We continue walking, faster pace, and go into the market.  As we tool up and down the ailes, we see this guy, walking about with his belt undone.

We exist, we go home.  Still shocked.

This morning I get up, and there is a message from an elementary school friend.  He is being treated for recurrent male breast cancer, which is something that men can get, and do get.  And it can be as lethal in men as it is for women.   And my friend is not doing well on this second go round.

And then it dawned on me that unless the guy in the parking lot had one hell of sunburn, one of the early warning signs of breast cancer in men are painful nipples, and a discharge of what looks like breast milk from the nipple.

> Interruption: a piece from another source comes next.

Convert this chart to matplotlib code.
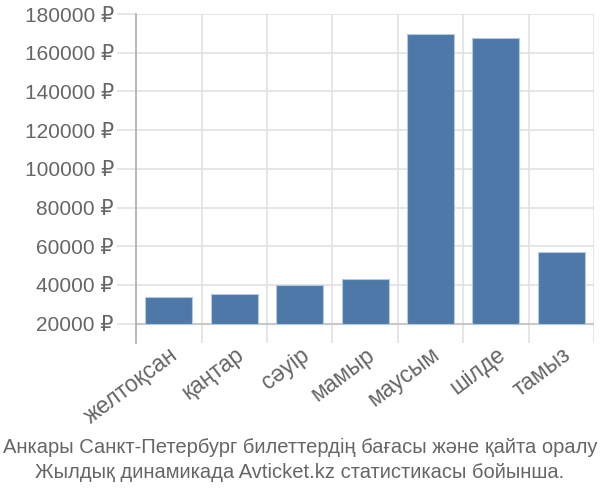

Now my friend found a lump while taking a shower.  He was a runner, lean build.  He's been married to his wife forever and they have two daughters.  It was a fluke that he found it.

So here is the thing.  Men can get this, and it is just as devastating a disease.  Men are also more prone to developing breast cancer if they have a condition called Gynecomastia that arose during puberty, or have the BRCA2 gene.  This is the gene that also makes men candidates for prostate cancer.

So this is just not a girl thing, OK?

And here is part of the problem in getting is disease treated - men are less likely to check than woman for lumps because most men don't know that they can develop breast cancer.  We get freaked out by the "breast" word when applying it to guys.

You need to get over that, now.

It's word, period, and words cannot kill you.

But cancer is a disease that can kill you.

Had I been thinking, I should have walked up to the guy and said, "excuse me, I heard you in the parking lot and I have to encourage you to talk to your doctor about this."  It wasn't like I was listening in to a whispered conversation.  This guy was BELLOWING about his nipples.  But yeah, he should see his doctor and he probably won't.

You, my readers, on the hand, can do something about this.  When you shower men, after you check your nads for anything off, check the tissue in your chests.  Call it a breast or a pec, but check it.

You shouldn't have to go through what my friend in Cleveland is going through.  But if you find something, TELL THE FREAKING DOCTOR, NOW.

I love you all to death, but this is something that is unlikely but possible.  Do the right thing.  Take care of yourselves.

As for the guy in the parking lot, I really am hoping that he'll see a doctor.